The fund’s discount is almost four times its average of 5.2 percent in the past two decades, data compiled by Bloomberg show. That means an investor can effectively own Berkshire, which closed at $89,502 last week, for $71,960 a share.

Commodities markets are providing more trading opportunities after the Reuters/Jefferies CRB Index of 19 raw materials slumped a record 36 percent. New York-based Ospraie Management LLC, once the world’s largest hedge fund dedicated to natural resources, told investors on Sept. 2 that it would close its largest pool after slumping 39 percent.

Huntington’s Sorrentino is looking at metals, where the gap between gold and silver prices grew to the widest since 1994 last quarter.

Gold rose 5.5 percent last year on the New York Mercantile Exchange’s Comex division, the eighth straight annual gain, because traders hoarded bullion as the U.S., Europe and Japan contracted simultaneously for the first time since World War II. Silver tumbled 24 percent on concern industrial demand will wane in a recession.

LTCM’s Lesson

The price difference is more than 30 percent greater than the average in the previous 10 years, Bloomberg show data. Sorrentino stands to reap about $4.5 million in profits from a $10 million bet if the spread returns to its average.

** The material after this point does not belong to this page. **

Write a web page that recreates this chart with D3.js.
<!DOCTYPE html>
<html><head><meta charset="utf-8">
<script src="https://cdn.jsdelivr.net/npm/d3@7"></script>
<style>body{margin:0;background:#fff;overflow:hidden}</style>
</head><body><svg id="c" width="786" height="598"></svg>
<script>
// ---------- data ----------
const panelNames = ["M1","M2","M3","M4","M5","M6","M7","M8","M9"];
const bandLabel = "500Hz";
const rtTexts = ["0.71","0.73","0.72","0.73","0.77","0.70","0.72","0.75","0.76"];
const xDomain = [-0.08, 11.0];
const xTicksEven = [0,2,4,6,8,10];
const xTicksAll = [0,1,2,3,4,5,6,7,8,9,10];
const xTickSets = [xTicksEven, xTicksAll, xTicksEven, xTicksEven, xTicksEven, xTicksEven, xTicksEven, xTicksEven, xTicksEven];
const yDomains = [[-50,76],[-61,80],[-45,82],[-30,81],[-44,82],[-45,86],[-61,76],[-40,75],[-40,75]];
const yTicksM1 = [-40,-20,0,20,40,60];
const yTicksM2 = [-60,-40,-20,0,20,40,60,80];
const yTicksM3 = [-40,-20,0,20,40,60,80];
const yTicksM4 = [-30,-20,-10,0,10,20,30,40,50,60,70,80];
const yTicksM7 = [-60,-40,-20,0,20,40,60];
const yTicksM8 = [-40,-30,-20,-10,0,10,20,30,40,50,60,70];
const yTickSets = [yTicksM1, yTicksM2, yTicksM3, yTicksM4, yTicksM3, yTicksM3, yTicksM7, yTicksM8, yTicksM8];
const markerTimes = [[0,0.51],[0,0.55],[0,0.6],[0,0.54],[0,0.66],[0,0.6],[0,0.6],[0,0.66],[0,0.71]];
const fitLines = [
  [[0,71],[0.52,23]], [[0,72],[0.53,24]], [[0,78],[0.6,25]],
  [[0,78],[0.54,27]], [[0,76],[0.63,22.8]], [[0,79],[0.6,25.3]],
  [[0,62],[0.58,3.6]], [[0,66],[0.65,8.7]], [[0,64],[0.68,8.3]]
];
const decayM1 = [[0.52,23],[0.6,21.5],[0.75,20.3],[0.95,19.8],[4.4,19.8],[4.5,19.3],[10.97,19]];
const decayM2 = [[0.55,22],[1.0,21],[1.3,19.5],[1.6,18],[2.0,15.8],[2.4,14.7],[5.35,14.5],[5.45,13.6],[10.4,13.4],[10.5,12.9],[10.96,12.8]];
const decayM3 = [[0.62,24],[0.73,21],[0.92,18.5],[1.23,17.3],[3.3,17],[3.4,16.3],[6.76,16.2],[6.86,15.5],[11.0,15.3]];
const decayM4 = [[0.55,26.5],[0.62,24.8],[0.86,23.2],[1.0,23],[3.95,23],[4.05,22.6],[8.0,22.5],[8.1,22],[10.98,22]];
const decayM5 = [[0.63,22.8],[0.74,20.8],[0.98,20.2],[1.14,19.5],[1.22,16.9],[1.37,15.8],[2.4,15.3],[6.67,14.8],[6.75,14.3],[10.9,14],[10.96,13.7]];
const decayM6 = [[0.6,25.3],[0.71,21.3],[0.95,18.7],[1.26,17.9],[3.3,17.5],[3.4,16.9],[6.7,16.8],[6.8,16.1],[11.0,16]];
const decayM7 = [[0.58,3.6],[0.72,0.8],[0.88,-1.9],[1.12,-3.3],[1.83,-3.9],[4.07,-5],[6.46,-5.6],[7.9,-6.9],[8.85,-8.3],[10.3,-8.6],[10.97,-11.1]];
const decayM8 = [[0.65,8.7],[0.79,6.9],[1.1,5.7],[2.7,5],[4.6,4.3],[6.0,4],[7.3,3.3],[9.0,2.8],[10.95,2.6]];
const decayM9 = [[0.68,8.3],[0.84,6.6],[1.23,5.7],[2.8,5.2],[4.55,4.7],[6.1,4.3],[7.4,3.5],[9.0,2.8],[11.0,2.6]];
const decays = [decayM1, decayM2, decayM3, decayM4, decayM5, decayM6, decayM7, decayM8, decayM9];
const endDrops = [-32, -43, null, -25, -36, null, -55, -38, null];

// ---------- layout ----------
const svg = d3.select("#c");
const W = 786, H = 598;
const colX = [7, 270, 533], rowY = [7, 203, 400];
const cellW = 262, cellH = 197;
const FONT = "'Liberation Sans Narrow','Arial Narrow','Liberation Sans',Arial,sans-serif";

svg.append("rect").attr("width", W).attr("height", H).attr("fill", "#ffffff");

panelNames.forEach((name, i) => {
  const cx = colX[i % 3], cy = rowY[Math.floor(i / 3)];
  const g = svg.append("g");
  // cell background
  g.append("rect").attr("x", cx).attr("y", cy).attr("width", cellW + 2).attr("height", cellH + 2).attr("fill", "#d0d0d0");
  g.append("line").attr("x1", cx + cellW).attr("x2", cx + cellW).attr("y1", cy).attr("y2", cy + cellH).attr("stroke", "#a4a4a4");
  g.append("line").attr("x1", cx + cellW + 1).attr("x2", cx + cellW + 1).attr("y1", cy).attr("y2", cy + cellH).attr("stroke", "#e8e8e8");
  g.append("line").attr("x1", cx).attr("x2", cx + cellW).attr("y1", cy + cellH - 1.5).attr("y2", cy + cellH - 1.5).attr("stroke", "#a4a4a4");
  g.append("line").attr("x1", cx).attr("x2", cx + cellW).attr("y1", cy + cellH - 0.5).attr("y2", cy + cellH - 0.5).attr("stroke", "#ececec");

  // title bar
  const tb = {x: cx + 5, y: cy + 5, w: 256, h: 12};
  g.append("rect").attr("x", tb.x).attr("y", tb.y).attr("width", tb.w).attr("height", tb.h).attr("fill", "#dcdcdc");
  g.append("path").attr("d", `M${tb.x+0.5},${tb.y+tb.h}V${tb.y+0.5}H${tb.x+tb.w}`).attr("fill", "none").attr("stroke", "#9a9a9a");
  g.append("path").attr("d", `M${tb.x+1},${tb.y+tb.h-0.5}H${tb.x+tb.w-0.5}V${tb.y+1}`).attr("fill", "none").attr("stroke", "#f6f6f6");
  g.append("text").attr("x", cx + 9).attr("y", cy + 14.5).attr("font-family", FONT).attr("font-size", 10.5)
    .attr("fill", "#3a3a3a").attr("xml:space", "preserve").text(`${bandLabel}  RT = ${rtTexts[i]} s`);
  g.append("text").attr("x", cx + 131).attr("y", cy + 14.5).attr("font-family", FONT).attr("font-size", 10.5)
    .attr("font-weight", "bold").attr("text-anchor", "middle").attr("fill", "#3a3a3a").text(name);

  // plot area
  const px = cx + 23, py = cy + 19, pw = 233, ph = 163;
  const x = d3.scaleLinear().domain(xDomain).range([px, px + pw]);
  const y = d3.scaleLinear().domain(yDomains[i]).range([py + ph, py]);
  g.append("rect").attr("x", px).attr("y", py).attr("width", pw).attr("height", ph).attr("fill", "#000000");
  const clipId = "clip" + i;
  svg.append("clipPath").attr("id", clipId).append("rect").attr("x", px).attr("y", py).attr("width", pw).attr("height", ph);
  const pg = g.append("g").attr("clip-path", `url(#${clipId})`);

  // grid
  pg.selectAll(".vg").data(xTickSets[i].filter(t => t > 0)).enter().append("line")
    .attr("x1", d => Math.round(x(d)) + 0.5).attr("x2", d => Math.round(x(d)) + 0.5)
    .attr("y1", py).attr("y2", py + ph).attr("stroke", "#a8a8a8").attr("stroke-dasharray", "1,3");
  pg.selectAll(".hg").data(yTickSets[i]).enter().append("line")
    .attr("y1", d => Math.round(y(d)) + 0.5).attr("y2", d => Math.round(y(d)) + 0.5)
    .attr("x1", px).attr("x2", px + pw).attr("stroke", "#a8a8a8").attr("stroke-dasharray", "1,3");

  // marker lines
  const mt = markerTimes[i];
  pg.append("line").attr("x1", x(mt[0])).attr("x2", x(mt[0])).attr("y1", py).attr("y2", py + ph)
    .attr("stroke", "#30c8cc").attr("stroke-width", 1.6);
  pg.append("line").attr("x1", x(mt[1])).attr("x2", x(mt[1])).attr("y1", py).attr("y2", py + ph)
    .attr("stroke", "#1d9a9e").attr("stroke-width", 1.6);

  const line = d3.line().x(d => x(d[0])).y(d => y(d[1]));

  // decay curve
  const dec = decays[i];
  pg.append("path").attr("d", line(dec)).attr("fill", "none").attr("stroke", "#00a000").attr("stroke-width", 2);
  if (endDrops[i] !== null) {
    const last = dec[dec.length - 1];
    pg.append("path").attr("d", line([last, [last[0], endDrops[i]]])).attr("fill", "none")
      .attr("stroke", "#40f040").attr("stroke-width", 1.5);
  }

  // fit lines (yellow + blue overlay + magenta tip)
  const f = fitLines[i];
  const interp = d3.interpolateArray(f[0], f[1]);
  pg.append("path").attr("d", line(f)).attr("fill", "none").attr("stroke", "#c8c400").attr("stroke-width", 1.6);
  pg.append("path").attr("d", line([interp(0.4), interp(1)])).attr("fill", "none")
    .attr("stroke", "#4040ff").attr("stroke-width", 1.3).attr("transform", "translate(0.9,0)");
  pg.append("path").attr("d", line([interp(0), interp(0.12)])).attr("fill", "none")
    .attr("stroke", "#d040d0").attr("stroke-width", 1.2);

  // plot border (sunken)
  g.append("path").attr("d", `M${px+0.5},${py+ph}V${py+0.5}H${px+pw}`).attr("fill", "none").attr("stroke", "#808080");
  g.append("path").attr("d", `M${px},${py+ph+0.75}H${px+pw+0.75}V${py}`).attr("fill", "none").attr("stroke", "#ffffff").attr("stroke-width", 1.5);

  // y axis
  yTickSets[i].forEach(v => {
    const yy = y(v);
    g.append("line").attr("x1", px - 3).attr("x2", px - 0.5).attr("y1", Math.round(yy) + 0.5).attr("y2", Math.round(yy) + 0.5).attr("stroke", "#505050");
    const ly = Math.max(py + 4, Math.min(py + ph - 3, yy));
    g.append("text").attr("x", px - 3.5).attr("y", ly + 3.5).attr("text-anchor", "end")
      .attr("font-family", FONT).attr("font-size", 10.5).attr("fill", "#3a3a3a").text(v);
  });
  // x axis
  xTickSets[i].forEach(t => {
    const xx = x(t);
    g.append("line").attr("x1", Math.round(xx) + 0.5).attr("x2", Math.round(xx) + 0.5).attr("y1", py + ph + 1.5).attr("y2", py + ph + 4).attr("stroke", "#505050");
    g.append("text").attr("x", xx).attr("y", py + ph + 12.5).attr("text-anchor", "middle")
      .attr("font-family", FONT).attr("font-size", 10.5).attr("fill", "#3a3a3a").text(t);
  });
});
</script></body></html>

Investors make the most money when others won’t take risks, said T2’s Tilson. Hedge funds returned an average 2.7 percent a year from 2000 to 2003 when the bursting of the dot-com bubble sent the Standard & Poor’s 500 Index down 49 percent.

Futures on the S&P 500 today lost 1.9 percent at 10:52 a.m. in London, indicating the benchmark for U.S. equities may extend its worst start to a year.

“There are probably all sorts of bargains out there for the last man standing with capital and courage,” he said.

Bets that similar assets would converge hastened the 1998 collapse of Long-Term Capital Management LP, the hedge fund run by former Salomon Brothers Inc. Vice Chairman John Meriwether. Unlike then, when rival funds exploited LTCM’s money-losing trades for their own profit, today’s opportunities arise because there are fewer competitors.

“There are more opportunities out there just because there are fewer hedge funds,” said Erik Herzfeld, 35, head of alternative strategies at Herzfeld Advisors. “If you ask John Meriwether, he’ll say arbitrage opportunities always exist. It’s a matter of to what extent.”